The final section is equity and shows how much the business is worth to the owner(s). It should be the difference between assets minus liabilities. This section can be either positive or negative depending on what is happening within the business. If there is a decision to expand operations, then this section may be in the red due to increased expenses. If there was a significant in sales, the owner may decide to keep money in the business for future use and it would be in the black.

The one thing a balance sheet does not show is how profitable a business is. This is reported on the income statement (a form we will talk about in another column). 

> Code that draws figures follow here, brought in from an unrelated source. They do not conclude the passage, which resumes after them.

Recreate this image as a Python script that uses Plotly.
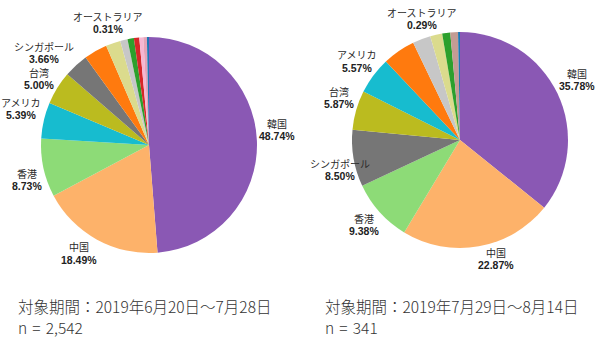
import plotly.graph_objects as go

# ---- data ----
left_labels = ["韓国", "中国", "香港", "アメリカ", "台湾", "シンガポール",
               "その他A", "その他B", "その他C", "その他D", "その他E", "その他F", "その他G", "オーストラリア"]
left_values = [48.74, 18.49, 8.73, 5.39, 5.00, 3.66,
               3.50, 2.20, 1.10, 0.95, 0.80, 0.60, 0.53, 0.31]
left_colors = ["#8a58b4", "#fdb26a", "#8ddb77", "#17bccf", "#bbbb1f", "#767676",
               "#ff7a0e", "#dbdb8d", "#c7c7c7", "#2ca02c", "#d62728", "#f7b6d2", "#e6a3b8", "#1f77b4"]

right_labels = ["韓国", "中国", "香港", "シンガポール", "台湾", "アメリカ",
                "その他A", "その他C", "その他B", "その他D", "その他H", "オーストラリア"]
right_values = [35.78, 22.87, 9.38, 8.50, 5.87, 5.57,
                4.90, 2.70, 1.80, 1.20, 1.15, 0.29]
right_colors = ["#8a58b4", "#fdb26a", "#8ddb77", "#767676", "#bbbb1f", "#17bccf",
                "#ff7a0e", "#c7c7c7", "#dbdb8d", "#2ca02c", "#c49c94", "#1f77b4"]

left_shown = ["韓国", "中国", "香港", "アメリカ", "台湾", "シンガポール", "オーストラリア"]
right_shown = ["韓国", "中国", "香港", "シンガポール", "台湾", "アメリカ", "オーストラリア"]

left_caption = ["対象期間：2019年6月20日～7月28日", "n = 2,542"]
right_caption = ["対象期間：2019年7月29日～8月14日", "n = 341"]

# ---- layout positions (pixels): (x, y of name line) ----
W, H = 600, 339
left_pos = {"韓国": (277, 123), "中国": (79, 247), "香港": (27, 173), "アメリカ": (21, 102),
            "台湾": (39, 72), "シンガポール": (44, 46), "オーストラリア": (108, 16)}
right_pos = {"韓国": (577, 73), "中国": (496, 252), "香港": (364, 218), "シンガポール": (340, 163),
             "台湾": (339, 91), "アメリカ": (357, 55), "オーストラリア": (422, 12)}
LINE_GAP = 13

def px_x(x):
    return x / W

def px_y(y):
    return 1 - y / H

fig = go.Figure()
for labels, values, colors, dom in [
    (left_labels, left_values, left_colors, ((41, 257), (37, 253))),
    (right_labels, right_values, right_colors, ((352, 568), (32, 248))),
]:
    fig.add_trace(go.Pie(
        labels=labels, values=values, sort=False, direction="clockwise", rotation=0,
        marker=dict(colors=colors, line=dict(width=0)),
        textinfo="none", hoverinfo="label+percent", showlegend=False,
        domain=dict(x=[px_x(dom[0][0]), px_x(dom[0][1])],
                    y=[px_y(dom[1][1]), px_y(dom[1][0])]),
    ))

cjk = "Noto Sans CJK JP"
latin = "Liberation Sans, Arial, sans-serif"
annotations = []
for labels, values, shown, pos in [
    (left_labels, left_values, left_shown, left_pos),
    (right_labels, right_values, right_shown, right_pos),
]:
    for name in shown:
        v = values[labels.index(name)]
        x, y = pos[name]
        annotations.append(dict(
            x=px_x(x), y=px_y(y), xref="paper", yref="paper",
            text=name, showarrow=False,
            font=dict(family=cjk, size=10, color="#2a2a2a"),
            xanchor="center", yanchor="middle", borderpad=0,
        ))
        annotations.append(dict(
            x=px_x(x), y=px_y(y + LINE_GAP), xref="paper", yref="paper",
            text=f"<b>{v:.2f}%</b>", showarrow=False,
            font=dict(family=latin, size=10.5, color="#222"),
            xanchor="center", yanchor="middle", borderpad=0,
        ))

for cap, x0 in [(left_caption, 17), (right_caption, 324)]:
    for i, line in enumerate(cap):
        annotations.append(dict(
            x=px_x(x0), y=px_y(306 + 21 * i), xref="paper", yref="paper",
            text=line.replace(" ", "\u2004"), showarrow=False,
            font=dict(family=cjk, size=15.5, color="#333", weight=300),
            xanchor="left", yanchor="middle", borderpad=0,
        ))

fig.update_layout(
    width=W, height=H, margin=dict(l=0, r=0, t=0, b=0),
    paper_bgcolor="white", plot_bgcolor="white",
    annotations=annotations,
)

fig.write_html("out.html")
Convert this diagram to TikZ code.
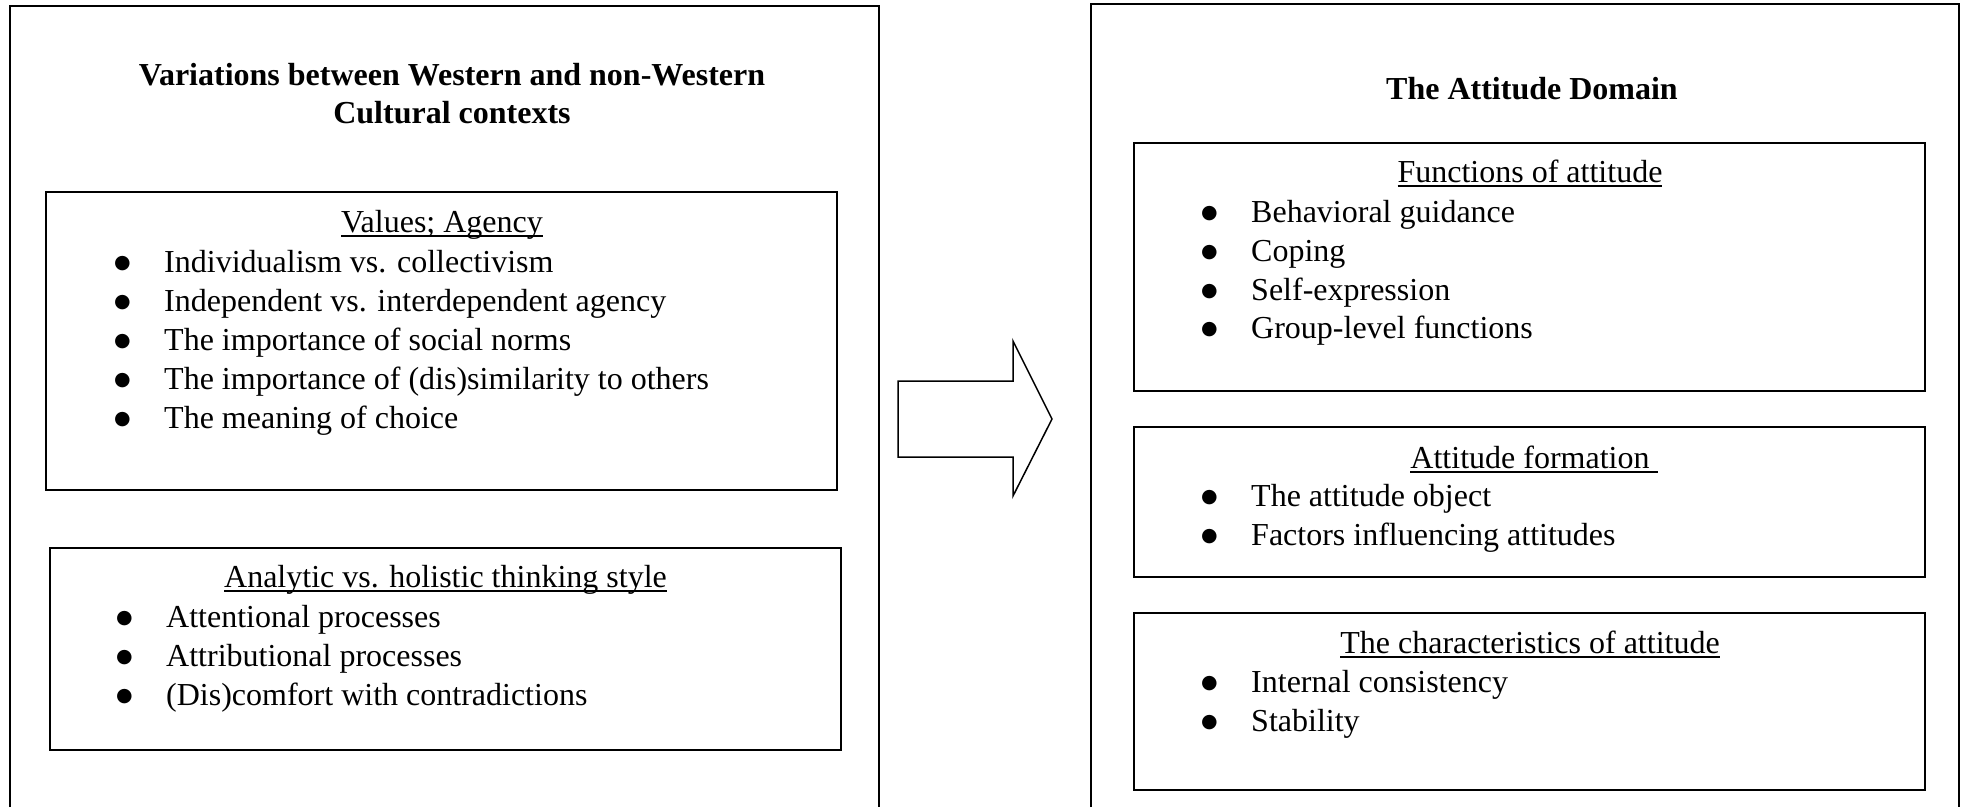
\documentclass[tikz,border=0pt]{standalone}
\usepackage{fontspec}
\setmainfont{Liberation Serif}
\newfontfamily\dotfont{DejaVu Sans}
\usetikzlibrary{positioning}

\newlength{\ulw}
\newcommand{\ulined}[1]{\settowidth{\ulw}{#1}\rlap{\rule[-5pt]{\ulw}{1.8pt}}#1}
\newcommand{\bul}{\makebox[50pt][l]{\raisebox{4pt}{\dotfont\fontsize{19}{19}\selectfont ●}}}

\tikzset{
  frame/.style={line width=2pt},
  box/.style={draw, line width=2pt, inner sep=0pt, minimum width=791pt},
  title/.style={anchor=base, inner sep=0pt, align=center, font=\fontsize{32}{38}\selectfont\bfseries},
  heading/.style={anchor=base, inner sep=0pt, font=\fontsize{32}{38}\selectfont},
  item/.style={anchor=base west, inner sep=0pt, font=\fontsize{32}{38}\selectfont},
}

\begin{document}
\begin{tikzpicture}[x=1pt, y=-1pt]
    \useasboundingbox (0,0) rectangle (1967,807);

    % Outer frames (open at the bottom)
    \draw[frame] (10,807) -- (10,6) -- (879,6) -- (879,807);
    \draw[frame] (1091,807) -- (1091,4) -- (1959,4) -- (1959,807);

    % Declare the boxes
    \node[box, minimum height=298pt] at (441.5, 341) (L1) {};
    \node[box, minimum height=202pt] at (445.5, 649) (L2) {};
    \node[box, minimum height=248pt] at (1529.5, 267) (R1) {};
    \node[box, minimum height=150pt] at (1529.5, 502) (R2) {};
    \node[box, minimum height=177pt] at (1529.5, 701.5) (R3) {};

    % Titles
    \node[title] at (452, 123) (TL) {Variations between Western and non-Western\\Cultural contexts};
    \node[title] at (1532, 99) (TR) {The Attitude Domain};

    % Left column
    \node[heading] at (442, 232) (HL1) {\ulined{Values; Agency}};
    \node[item] at (114, 272) (L1a) {\bul Individualism vs. collectivism};
    \node[item] at (114, 311) (L1b) {\bul Independent vs. interdependent agency};
    \node[item] at (114, 350) (L1c) {\bul The importance of social norms};
    \node[item] at (114, 389) (L1d) {\bul The importance of (dis)similarity to others};
    \node[item] at (114, 428) (L1e) {\bul The meaning of choice};

    \node[heading] at (445.5, 587) (HL2) {\ulined{Analytic vs. holistic thinking style}};
    \node[item] at (116, 627) (L2a) {\bul Attentional processes};
    \node[item] at (116, 666) (L2b) {\bul Attributional processes};
    \node[item] at (116, 705) (L2c) {\bul (Dis)comfort with contradictions};

    % Right column
    \node[heading] at (1530, 182) (HR1) {\ulined{Functions of attitude}};
    \node[item] at (1201, 222) (R1a) {\bul Behavioral guidance};
    \node[item] at (1201, 261) (R1b) {\bul Coping};
    \node[item] at (1201, 300) (R1c) {\bul Self-expression};
    \node[item] at (1201, 338) (R1d) {\bul Group-level functions};

    \node[heading] at (1530, 468) (HR2) {\ulined{Attitude formation\ }};
    \node[item] at (1201, 506) (R2a) {\bul The attitude object};
    \node[item] at (1201, 545) (R2b) {\bul Factors influencing attitudes};

    \node[heading] at (1530, 653) (HR3) {\ulined{The characteristics of attitude}};
    \node[item] at (1201, 692) (R3a) {\bul Internal consistency};
    \node[item] at (1201, 731) (R3b) {\bul Stability};

    % Block arrow between the frames
    \draw[line width=1.5pt, line join=miter] (898,381) -- (1013,381) -- (1013,341) -- (1052,419)
        -- (1013,496) -- (1013,457) -- (898,457) -- cycle;

\end{tikzpicture}
\end{document}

As a business owner, the balance sheet provides a snapshot of the health of the business at that moment and is an aid in deciding on future plans for the business. If there are questions about a balance sheet or any part of your business, feel free to contact Richard Proffer at the University of Missouri Extension Small Business Technology Development Center at 573-243-3581 or email at

Where Did My Cash Go?

A question many small business owners ask themselves way too often.  In this column, I have written about the balance sheet and the income statement as financial tools to help entrepreneurs manage their business.  But what if that entrepreneur could predict how much cash would be coming in to and going out of the business on a monthly basis? Or better yet, be able to look further months down the road and have an idea of the in and out flow of cash?

 What is a Cash Flow Statement?

This final of the big three financial reports is called the Cash Flow Statement. This report shows the cash received and paid out on a time specified period as related to the business’s revenue and expense categories found on the income statement. This report is very helpful for startups.

A simple analogy of this report would be to look at the business checkbook where each deposit and withdrawal is recorded. The cash flow report does the same thing except it groups the in and out flows under categories.  By doing this, the owner is able to see monthly trends by categories and annually start to adjust for seasonal variances. 

The Cash Cycle

This report also helps the owner stay on top of the business cash cycle – the time lapse from when money was spent to generate sales till the revenue from sales comes in to the business. This cycle could be days, weeks, or months, but it shows the owner if additional cash is needed to cover expenses until sales revenue comes in from the sales related expenditure.

The cash cycle sounds easy but the devil is in the details. The owner will need to be diligent in tracking the cash flow in and out of the business on a regular basis.